Creating a Strong Foundation: Schema Design Best Practices in MongoDB
Effective schema design is fundamental to building high-performance MongoDB applications. In this article, we’ll delve into best practices for designing your MongoDB schema, covering key concepts, optimization techniques, and practical examples.
Understanding Schema in MongoDB
In MongoDB, a schema defines the structure of your documents within a collection. Unlike traditional relational databases, MongoDB offers schema flexibility, allowing documents in a collection to have varying structures. However, a well-designed schema remains essential for optimizing your application’s performance and scalability.
1. Data Modeling
Effective schema design begins with careful data modeling. It’s crucial to understand your application’s data requirements, how documents will be structured, and how data relationships will be represented.
2. Normalization vs. Denormalization
Deciding between normalization and denormalization depends on your specific use case. Normalization involves splitting related data into separate documents and referencing them. Denormalization involves embedding related data within a document for faster retrieval.
3. Indexing Strategy
Creating indexes on fields commonly used in queries is essential. Consider the types of queries your application will execute, and create indexes to optimize their performance.
4. Sharding Strategy
If your data exceeds the capacity of a single server, plan a sharding strategy. Sharding horizontally scales your MongoDB deployment by distributing data across multiple servers.

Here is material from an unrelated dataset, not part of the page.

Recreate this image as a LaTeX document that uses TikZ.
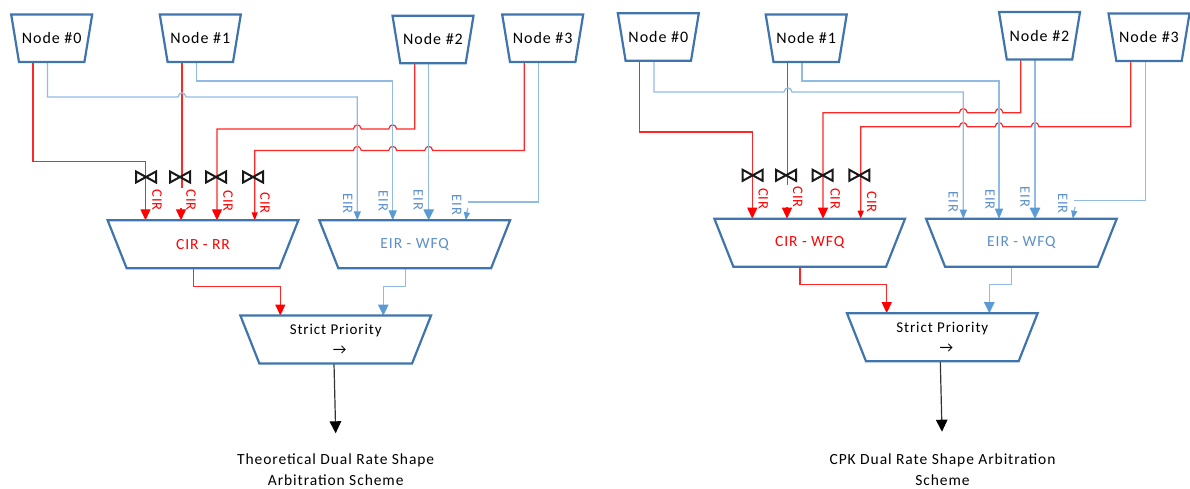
\documentclass[tikz,border=0pt]{standalone}
\usepackage{fontspec}
\setmainfont{Carlito}[LetterSpace=6]
\usetikzlibrary{arrows.meta,backgrounds}
\definecolor{boxblue}{HTML}{3F74AC}
\definecolor{eirline}{HTML}{92BBE3}
\definecolor{eirtext}{HTML}{5B8FC9}
\definecolor{eirhead}{HTML}{5B9BD5}
\newcommand{\hopL}[2]{-- ({#1+4},#2) .. controls ({#1+3},{#2-5.5}) and ({#1-3},{#2-5.5}) .. ({#1-4},#2)}
\newcommand{\hopR}[2]{-- ({#1-4},#2) .. controls ({#1-3},{#2-5.5}) and ({#1+3},{#2-5.5}) .. ({#1+4},#2)}
\tikzset{
  trapline/.style={draw=boxblue,line width=2.2pt,line join=miter},
  trapbase/.style={inner sep=0pt,outer sep=0pt,align=center,
    append after command={\pgfextra{\let\mynode\tikzlastnode
      \draw[trapline] (\mynode.north west) -- (\mynode.north east)
        -- ([xshift=-#1]\mynode.south east) -- ([xshift=#1]\mynode.south west) -- cycle;}}},
  srcbox/.style={trapbase=7.8pt,minimum width=81pt,minimum height=47.5pt,font=\fontsize{16}{18}\selectfont},
  muxbox/.style={trapbase=19pt,minimum width=190.7pt,minimum height=48pt,font=\fontsize{15.5}{18}\selectfont},
  prio/.style={muxbox,font=\fontsize{15}{20}\selectfont},
  redline/.style={draw=red!85!white,line width=1.2pt,line join=miter},
  blueline/.style={draw=eirline,line width=1.3pt,line join=miter},
  redbig/.style={redline,-{Triangle[length=11pt,width=10pt,color=red]}},
  redsmall/.style={redline,-{Triangle[length=8pt,width=6pt,color=red]}},
  blue7/.style={blueline,-{Triangle[length=9pt,width=7pt,color=eirhead]}},
  blue8/.style={blueline,-{Triangle[length=10pt,width=8pt,color=eirhead]}},
  blue10/.style={blueline,-{Triangle[length=11pt,width=10.5pt,color=eirhead]}},
  blue6/.style={blueline,-{Triangle[length=8pt,width=6pt,color=eirhead]}},
  blackout/.style={draw=black!80,line width=1.2pt,-{Triangle[length=12pt,width=11.5pt,color=black]}},
  cirlab/.style={rotate=-90,text=red,inner sep=0pt,font=\fontsize{14.5}{14}\selectfont},
  eirlab/.style={rotate=-90,text=eirtext,inner sep=0pt,font=\fontsize{14.5}{14}\selectfont},
  caption/.style={align=center,font=\fontsize{15.5}{21}\selectfont},
  valve/.style={draw=black!90,line width=2pt,line join=miter,fill=none}
}
\newcommand{\valveat}[2]{\draw[valve] ({#1-10},{#2-5.5}) -- ({#1+10},{#2+5.5}) -- ({#1+10},{#2-5.5}) -- ({#1-10},{#2+5.5}) -- cycle;}
\begin{document}
\begin{tikzpicture}[x=1pt,y=-1pt]
\useasboundingbox (0,0) rectangle (1190,489);
% ---- left scheme
\node[srcbox] (a0) at (51.7,38.3) {Node \#0};
\node[srcbox] (a1) at (200.3,38.3) {Node \#1};
\node[srcbox] (a2) at (433,39.5) {Node \#2};
\node[srcbox] (a3) at (542.7,38.3) {Node \#3};
\node[muxbox] (acir) at (203,244.3) {\textcolor{red}{CIR - RR}};
\node[muxbox] (aeir) at (414.7,244.3) {\textcolor{eirtext}{EIR - WFQ}};
\node[prio] (aprio) at (335.7,339.5) {Strict Priority\\\hspace*{8pt}→};
\node[caption] (acap) at (335.7,469.5) {Theoretical Dual Rate Shape\\Arbitration Scheme};
\begin{pgfonlayer}{background}
\draw[redbig] (33,0 |- a0.south) -- (33,161.5) -- (145.5,161.5) -- (145.5,0 |- acir.north);
\draw[redline] (182,0 |- a1.south) -- (182,188);
\draw[redbig] (181,208) -- (181,0 |- acir.north);
\draw[redbig] (414.7,0 |- a2.south) -- (414.7,129) \hopL{392.7}{129} \hopL{357.3}{129} -- (217,129) -- (217,0 |- acir.north);
\draw[redsmall] (524.3,0 |- a3.south) -- (524.3,150.5) \hopL{428.7}{150.5} \hopL{392.7}{150.5} \hopL{357.3}{150.5} -- (254.7,150.5) -- (254.7,0 |- acir.north);
\draw[blue7] (47.5,0 |- a0.south) -- (47.5,97) \hopR{182}{97} -- (357.3,97) -- (357.3,0 |- aeir.north);
\draw[blue8] (196.3,0 |- a1.south) -- (196.3,81) -- (392.7,81) -- (392.7,0 |- aeir.north);
\draw[blue10] (428.7,0 |- a2.south) -- (428.7,0 |- aeir.north);
\draw[blueline] (538.7,0 |- a3.south) -- (538.7,202) -- (468.3,202);
\draw[blue6] (467.7,208) -- (465.7,0 |- aeir.north);
\draw[redbig] (193.3,0 |- acir.south) -- (193.3,286.7) -- (280.3,286.7) -- (280.3,0 |- aprio.north);
\draw[blue10] (405.7,0 |- aeir.south) -- (405.7,286.7) -- (383.3,286.7) -- (383.3,0 |- aprio.north);
\draw[blackout] (334,0 |- aprio.south) -- (335.7,433.3);
\end{pgfonlayer}
\valveat{146}{177}\valveat{180}{177}\valveat{216}{177}\valveat{253}{177}
\node[cirlab] (ac0) at (157,200) {CIR};
\node[cirlab] (ac1) at (191,200) {CIR};
\node[cirlab] (ac2) at (228,201) {CIR};
\node[cirlab] (ac3) at (265,203.3) {CIR};
\node[eirlab] (ae0) at (347.7,203.3) {EIR};
\node[eirlab] (ae1) at (383.3,201) {EIR};
\node[eirlab] (ae2) at (418.3,200) {EIR};
\node[eirlab] (ae3) at (456.7,205) {EIR};
% ---- right scheme
\node[srcbox] (b0) at (658.3,37) {Node \#0};
\node[srcbox] (b1) at (806.2,38.3) {Node \#1};
\node[srcbox] (b2) at (1039.5,35.8) {Node \#2};
\node[srcbox] (b3) at (1149,37.2) {Node \#3};
\node[muxbox] (bcir) at (809.7,242.7) {\textcolor{red}{CIR - WFQ}};
\node[muxbox] (beir) at (1021.4,242.7) {\textcolor{eirtext}{EIR - WFQ}};
\node[prio] (bprio) at (942.3,337.2) {Strict Priority\\\hspace*{8pt}→};
\node[caption] (bcap) at (942.5,469.5) {CPK Dual Rate Shape Arbitration\\Scheme};
\begin{pgfonlayer}{background}
\draw[redbig] (639.7,0 |- b0.south) -- (639.7,132) -- (752.3,132) -- (752.3,0 |- bcir.north);
\draw[redline] (787.7,0 |- b1.south) -- (787.7,185);
\draw[redbig] (787,207) -- (787,0 |- bcir.north);
\draw[redbig] (1020.7,0 |- b2.south) -- (1020.7,112.7) \hopL{999}{112.7} \hopL{963.3}{112.7} -- (823,112.7) -- (823,0 |- bcir.north);
\draw[redsmall] (1130.7,0 |- b3.south) -- (1130.7,126.7) \hopL{1035}{126.7} \hopL{999}{126.7} \hopL{963.3}{126.7} -- (860.7,126.7) -- (860.7,0 |- bcir.north);
\draw[blue7] (654,0 |- b0.south) -- (654,92) \hopR{788}{92} -- (963.3,92) -- (963.3,0 |- beir.north);
\draw[blue8] (802,0 |- b1.south) -- (802,81) -- (999,81) -- (999,0 |- beir.north);
\draw[blue10] (1035,0 |- b2.south) -- (1035,0 |- beir.north);
\draw[blueline] (1145.3,0 |- b3.south) -- (1145.3,200.7) -- (1074.3,200.7);
\draw[blue6] (1075,207) -- (1072.7,0 |- beir.north);
\draw[redbig] (800,0 |- bcir.south) -- (800,284.3) -- (886.7,284.3) -- (886.7,0 |- bprio.north);
\draw[blue10] (1011.7,0 |- beir.south) -- (1011.7,284.3) -- (989.3,284.3) -- (989.3,0 |- bprio.north);
\draw[blackout] (940.3,0 |- bprio.south) -- (942,431.7);
\end{pgfonlayer}
\valveat{752.7}{175.3}\valveat{786}{175.3}\valveat{822.7}{175.3}\valveat{859.3}{175.3}
\node[cirlab] (bc0) at (763.3,198.7) {CIR};
\node[cirlab] (bc1) at (797.7,197) {CIR};
\node[cirlab] (bc2) at (835.3,198.7) {CIR};
\node[cirlab] (bc3) at (871.7,202.3) {CIR};
\node[eirlab] (be0) at (953.3,202) {EIR};
\node[eirlab] (be1) at (990,199.3) {EIR};
\node[eirlab] (be2) at (1025,197) {EIR};
\node[eirlab] (be3) at (1062.7,203.3) {EIR};
\end{tikzpicture}
\end{document}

Schema Design Best Practices
1. Start with a Data Model
Begin by understanding the data you’re working with and create a data model. Identify entities, attributes, relationships, and the cardinality of those relationships. This model forms the basis for your schema design.
2. Choose the Right Data Types
Select appropriate data types for your fields. MongoDB supports various data types, including string, integer, date, and object ID. Using the correct data type ensures efficient storage and indexing.
3. Opt for Descriptive Field Names
Use descriptive field names that convey the meaning of the data they store. This makes it easier for developers to understand the schema and for queries to be more self-explanatory.
Example:
{
"_id": ObjectId("5d64842c26b3ec06b54f503d"),
"title": "Sample Article",
"content": "This is the content of the article.",
"author_id": ObjectId("5d6483c326b3ec06b54f503c"),
"publish_date": ISODate("2023-01-10T14:30:00Z")
}
4. Normalize Data When Appropriate
Normalize data when it makes sense. Separate related entities into different collections and create references between them. This reduces data redundancy and maintains consistency.
Example:
// Authors collection
{
"_id": ObjectId("5d6483c326b3ec06b54f503c"),
"name": "John Doe",
"email": "john@example.com"
}
// Articles collection
{
"_id": ObjectId("5d64842c26b3ec06b54f503d"),
"title": "Sample Article",
"content": "This is the content of the article.",
"author_id": ObjectId("5d6483c326b3ec06b54f503c"),
"publish_date": ISODate("2023-01-10T14:30:00Z")
}
5. Denormalize for Frequent Read Operations
If your application relies heavily on read operations, consider denormalizing data. Embed related information within a document to reduce the need for multiple queries, improving query performance.
Example:
// Articles collection with embedded author details
{
"_id": ObjectId("5d64842c26b3ec06b54f503d"),
"title": "Sample Article",
"content": "This is the content of the article.",
"author": {
"name": "John Doe",
"email": "john@example.com"
},
"publish_date": ISODate("2023-01-10T14:30:00Z")
}
6. Use Compound Indexes
For efficient querying, create compound indexes that cover multiple fields. This reduces the number of index entries and speeds up queries that involve multiple fields.
Example:
db.myCollection.createIndex({ "field1": 1, "field2": 1 })
7. Apply Index Filtering
Use index filtering to create indexes that include only a subset of documents in a collection. This is useful when you need to index specific data based on query patterns.
Example:
db.myCollection.createIndex({ "status": 1 }, { partialFilterExpression: { "status": "active" } })
8. Monitor and Analyze Query Performance
Regularly analyze query performance using the MongoDB profiler or tools like MongoDB Atlas. Identify slow queries and missing indexes, and optimize your schema accordingly.
Conclusion
Schema design is a foundational aspect of MongoDB application development. By following these best practices and understanding when to normalize or denormalize data, you can create a well-structured schema that optimizes query performance and scales with your application’s growth.